If you’re not familiar with the term “half-life,” maybe you’ve heard one of your nerd friends use it. If they weren’t complaining about a guy named Gabe and ranting about steam and a valve, they were probably using it in reference to radiometric dating, a technique that uses measurement of radioactive decay to figure out the age of archaeological artifacts and dinosaur fossils.
Decay and Dating
At the center of every atom is a dense region called a nucleus, which consists of protons and neutrons. In some atoms, the forces in the nucleus are balanced and the nucleus is stable. In others, the forces are unbalanced and the nucleus has an excess of internal energy; it’s unstable, or radioactive. These unstable atoms essentially self-destruct because of the imbalance and break down, or decay. When they do this, they lose energy by emitting energetic subatomic particles (radiation).
These particles can be detected, typically with a Geiger counter. In the case of radiocarbon dating, a common dating method for organic matter that uses carbon-14 (an isotope, or variant, of the element carbon) to estimate age, one radioactive “beta particle” is produced for every carbon-14 atom that decays. By comparing the normal abundance of carbon-14 in a living creature (which is the same concentration in the atmosphere) with the amount left in the material being dated, based on the known decay rate, scientists can figure out roughly how long ago whatever they’re looking at was still alive.
Half-life steps onto the scene in the decay process. While the lifespan of any individual atom is random and unpredictable, the probability of decay is constant. You can’t predict when an unstable atom will break down, but if you have a group of them, you can predict how long it will take. Atoms that have an equal probability of decaying will do so at an exponential rate. That is, the rate of decay will slow in proportion to the amount of radioactive material you have.
“Many will disappear early on in the process but some will last for much longer time periods,” says Dr. Michael Dee, a researcher at Oxford University’s radiocarbon lab. “It’s a bit like putting (a lot) of coins out in the rain. Although they all have an equal probability of being hit by raindrops, many will be struck immediately and others will remain dry, perhaps for an extended period of time.”

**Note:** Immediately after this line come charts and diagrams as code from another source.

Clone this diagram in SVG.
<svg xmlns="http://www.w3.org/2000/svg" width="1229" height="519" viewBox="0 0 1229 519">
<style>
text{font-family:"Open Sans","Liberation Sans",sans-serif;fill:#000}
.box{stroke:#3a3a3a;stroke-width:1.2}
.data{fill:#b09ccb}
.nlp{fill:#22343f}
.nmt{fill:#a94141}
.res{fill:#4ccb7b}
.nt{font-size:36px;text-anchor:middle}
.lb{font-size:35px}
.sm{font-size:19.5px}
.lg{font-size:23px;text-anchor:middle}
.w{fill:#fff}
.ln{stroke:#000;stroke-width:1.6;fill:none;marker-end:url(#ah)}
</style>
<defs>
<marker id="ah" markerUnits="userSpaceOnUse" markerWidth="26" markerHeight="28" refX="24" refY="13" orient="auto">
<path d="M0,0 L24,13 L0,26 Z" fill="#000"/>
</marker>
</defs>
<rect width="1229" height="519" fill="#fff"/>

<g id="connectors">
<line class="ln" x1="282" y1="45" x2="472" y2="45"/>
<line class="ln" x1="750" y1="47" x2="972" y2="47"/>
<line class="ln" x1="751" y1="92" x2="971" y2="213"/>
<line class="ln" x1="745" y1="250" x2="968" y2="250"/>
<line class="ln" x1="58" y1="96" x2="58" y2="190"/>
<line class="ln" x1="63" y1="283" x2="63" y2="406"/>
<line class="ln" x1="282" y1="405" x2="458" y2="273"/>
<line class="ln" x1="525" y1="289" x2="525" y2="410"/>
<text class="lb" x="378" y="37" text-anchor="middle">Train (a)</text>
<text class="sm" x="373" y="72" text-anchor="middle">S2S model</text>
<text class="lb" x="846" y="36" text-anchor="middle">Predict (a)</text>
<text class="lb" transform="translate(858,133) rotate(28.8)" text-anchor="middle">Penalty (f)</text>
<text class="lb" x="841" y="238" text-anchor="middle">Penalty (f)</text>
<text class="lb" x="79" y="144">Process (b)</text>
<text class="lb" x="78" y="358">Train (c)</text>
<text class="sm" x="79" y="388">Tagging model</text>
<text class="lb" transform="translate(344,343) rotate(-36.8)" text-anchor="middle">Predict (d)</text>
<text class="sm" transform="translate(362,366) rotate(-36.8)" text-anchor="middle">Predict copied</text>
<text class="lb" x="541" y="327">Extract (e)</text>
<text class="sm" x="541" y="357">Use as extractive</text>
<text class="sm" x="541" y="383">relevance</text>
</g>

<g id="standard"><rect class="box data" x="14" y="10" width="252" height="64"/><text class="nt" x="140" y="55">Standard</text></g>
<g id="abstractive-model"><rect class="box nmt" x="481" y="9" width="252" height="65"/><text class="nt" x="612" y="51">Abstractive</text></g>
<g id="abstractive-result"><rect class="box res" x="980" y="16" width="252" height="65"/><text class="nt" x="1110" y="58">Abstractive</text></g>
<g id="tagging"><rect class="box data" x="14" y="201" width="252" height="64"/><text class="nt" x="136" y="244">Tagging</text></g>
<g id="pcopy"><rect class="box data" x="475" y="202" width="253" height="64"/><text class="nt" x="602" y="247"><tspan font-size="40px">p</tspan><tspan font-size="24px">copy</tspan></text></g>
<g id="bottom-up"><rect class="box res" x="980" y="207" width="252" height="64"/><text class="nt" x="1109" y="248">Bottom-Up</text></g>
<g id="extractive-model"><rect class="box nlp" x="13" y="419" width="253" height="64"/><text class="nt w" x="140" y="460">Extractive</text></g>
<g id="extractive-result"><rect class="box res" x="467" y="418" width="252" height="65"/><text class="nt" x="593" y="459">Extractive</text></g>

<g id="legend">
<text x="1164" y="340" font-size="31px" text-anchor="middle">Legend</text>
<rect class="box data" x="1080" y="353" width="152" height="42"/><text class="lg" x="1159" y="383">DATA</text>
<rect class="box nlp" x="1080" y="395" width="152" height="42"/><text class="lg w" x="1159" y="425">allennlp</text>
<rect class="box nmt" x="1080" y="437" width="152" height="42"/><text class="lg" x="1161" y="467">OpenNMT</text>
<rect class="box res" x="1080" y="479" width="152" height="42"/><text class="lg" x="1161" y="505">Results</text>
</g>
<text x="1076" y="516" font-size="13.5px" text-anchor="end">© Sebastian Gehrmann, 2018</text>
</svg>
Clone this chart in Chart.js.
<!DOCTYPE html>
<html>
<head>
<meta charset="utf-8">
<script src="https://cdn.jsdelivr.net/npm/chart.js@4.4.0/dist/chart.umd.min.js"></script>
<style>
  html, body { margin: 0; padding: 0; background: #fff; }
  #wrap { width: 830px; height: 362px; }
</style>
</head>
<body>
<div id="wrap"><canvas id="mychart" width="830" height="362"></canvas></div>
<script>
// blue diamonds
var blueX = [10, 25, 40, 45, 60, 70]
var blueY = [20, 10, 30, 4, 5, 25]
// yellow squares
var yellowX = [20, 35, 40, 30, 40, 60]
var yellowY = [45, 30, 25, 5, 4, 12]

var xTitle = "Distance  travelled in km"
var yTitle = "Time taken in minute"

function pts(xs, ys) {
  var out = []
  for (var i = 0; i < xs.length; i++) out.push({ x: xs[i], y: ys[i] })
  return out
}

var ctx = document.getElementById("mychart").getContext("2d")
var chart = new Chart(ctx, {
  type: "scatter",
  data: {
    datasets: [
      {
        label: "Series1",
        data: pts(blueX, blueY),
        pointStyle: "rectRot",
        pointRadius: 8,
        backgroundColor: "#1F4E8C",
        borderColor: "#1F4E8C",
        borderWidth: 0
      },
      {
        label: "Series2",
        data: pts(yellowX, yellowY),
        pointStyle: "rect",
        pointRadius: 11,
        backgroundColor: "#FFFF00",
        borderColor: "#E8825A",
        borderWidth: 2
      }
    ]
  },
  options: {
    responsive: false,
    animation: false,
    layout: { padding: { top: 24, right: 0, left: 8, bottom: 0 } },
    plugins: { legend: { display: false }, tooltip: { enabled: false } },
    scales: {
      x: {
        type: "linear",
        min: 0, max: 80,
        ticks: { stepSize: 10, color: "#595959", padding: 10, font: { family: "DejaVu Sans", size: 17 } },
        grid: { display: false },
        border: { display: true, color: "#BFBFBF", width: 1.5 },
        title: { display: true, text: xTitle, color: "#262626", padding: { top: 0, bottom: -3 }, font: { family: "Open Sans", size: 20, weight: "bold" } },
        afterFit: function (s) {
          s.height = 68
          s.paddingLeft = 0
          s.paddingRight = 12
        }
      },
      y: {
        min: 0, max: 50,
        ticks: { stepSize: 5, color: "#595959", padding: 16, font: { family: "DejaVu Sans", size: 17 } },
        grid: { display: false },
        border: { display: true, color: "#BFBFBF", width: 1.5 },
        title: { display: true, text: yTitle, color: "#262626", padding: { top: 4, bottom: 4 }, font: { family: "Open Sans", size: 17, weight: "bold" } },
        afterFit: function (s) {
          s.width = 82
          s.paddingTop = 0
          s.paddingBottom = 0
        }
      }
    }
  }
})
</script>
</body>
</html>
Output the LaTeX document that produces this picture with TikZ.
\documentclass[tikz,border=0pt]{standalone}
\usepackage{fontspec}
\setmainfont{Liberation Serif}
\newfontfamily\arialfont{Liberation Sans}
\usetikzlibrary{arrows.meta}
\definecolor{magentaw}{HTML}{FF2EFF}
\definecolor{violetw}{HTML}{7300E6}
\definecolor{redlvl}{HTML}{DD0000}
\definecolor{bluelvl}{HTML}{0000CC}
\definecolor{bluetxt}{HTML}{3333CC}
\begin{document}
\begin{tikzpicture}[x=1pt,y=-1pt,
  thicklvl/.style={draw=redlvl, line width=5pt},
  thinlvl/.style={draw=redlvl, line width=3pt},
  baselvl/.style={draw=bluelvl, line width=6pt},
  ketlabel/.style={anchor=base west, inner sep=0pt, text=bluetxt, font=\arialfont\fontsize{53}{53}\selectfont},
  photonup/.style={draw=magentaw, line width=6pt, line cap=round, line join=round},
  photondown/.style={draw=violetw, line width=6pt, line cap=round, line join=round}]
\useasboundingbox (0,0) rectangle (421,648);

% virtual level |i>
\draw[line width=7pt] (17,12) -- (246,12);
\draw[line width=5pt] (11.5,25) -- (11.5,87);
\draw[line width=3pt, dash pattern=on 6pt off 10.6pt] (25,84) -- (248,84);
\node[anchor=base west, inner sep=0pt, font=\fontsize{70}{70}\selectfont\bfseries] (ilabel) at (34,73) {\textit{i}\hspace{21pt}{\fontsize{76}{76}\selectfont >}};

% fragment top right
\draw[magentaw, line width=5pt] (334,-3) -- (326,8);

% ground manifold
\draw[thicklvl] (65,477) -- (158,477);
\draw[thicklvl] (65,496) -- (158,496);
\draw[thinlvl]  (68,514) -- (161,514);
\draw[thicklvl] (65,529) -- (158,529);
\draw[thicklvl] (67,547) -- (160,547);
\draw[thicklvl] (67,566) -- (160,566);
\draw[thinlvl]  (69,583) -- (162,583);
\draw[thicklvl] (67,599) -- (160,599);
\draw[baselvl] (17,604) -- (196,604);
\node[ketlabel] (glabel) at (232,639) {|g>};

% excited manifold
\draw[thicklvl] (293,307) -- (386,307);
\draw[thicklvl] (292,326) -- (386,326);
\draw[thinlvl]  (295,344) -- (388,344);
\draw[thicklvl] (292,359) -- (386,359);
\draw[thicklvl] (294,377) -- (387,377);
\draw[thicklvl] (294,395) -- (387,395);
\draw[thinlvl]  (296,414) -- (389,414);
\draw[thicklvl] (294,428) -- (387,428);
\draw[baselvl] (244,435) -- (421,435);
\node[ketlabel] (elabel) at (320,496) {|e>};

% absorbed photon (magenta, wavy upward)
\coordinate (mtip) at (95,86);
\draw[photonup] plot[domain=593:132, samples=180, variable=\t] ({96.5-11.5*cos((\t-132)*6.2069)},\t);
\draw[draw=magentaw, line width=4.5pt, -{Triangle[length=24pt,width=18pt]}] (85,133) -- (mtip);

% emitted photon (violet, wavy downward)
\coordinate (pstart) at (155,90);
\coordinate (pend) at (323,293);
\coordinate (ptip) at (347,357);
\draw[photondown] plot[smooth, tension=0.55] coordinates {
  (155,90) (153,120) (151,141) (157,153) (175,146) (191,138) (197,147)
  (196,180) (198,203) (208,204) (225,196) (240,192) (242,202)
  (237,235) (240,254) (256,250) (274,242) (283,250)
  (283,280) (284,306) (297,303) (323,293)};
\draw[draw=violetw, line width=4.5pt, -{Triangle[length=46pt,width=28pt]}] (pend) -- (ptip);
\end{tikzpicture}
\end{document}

It’s easy misinterpret half-life to mean “one half of the time it takes for whatever atoms you’re looking at to decay,” but it actually means “the length of time it takes for one half of the atoms you’re looking at to decay.” The measurement is useful in radiometric dating, says Dee, because exponential decay means “it doesn’t matter how much radioactive material you have, the time taken until half of it is gone [the half-life] is always the same.”
The whole life of the material, on the other hand, would be equal to the lifespan of the last atom in the group to decay. Since an atom’s lifespan is random, inestimable and essentially infinite, the whole life would be, too. It winds up being a not-very-useful measurement. “It’s a bit like one coin sitting out in the rain,” says Dee. “And never getting hit, ever.”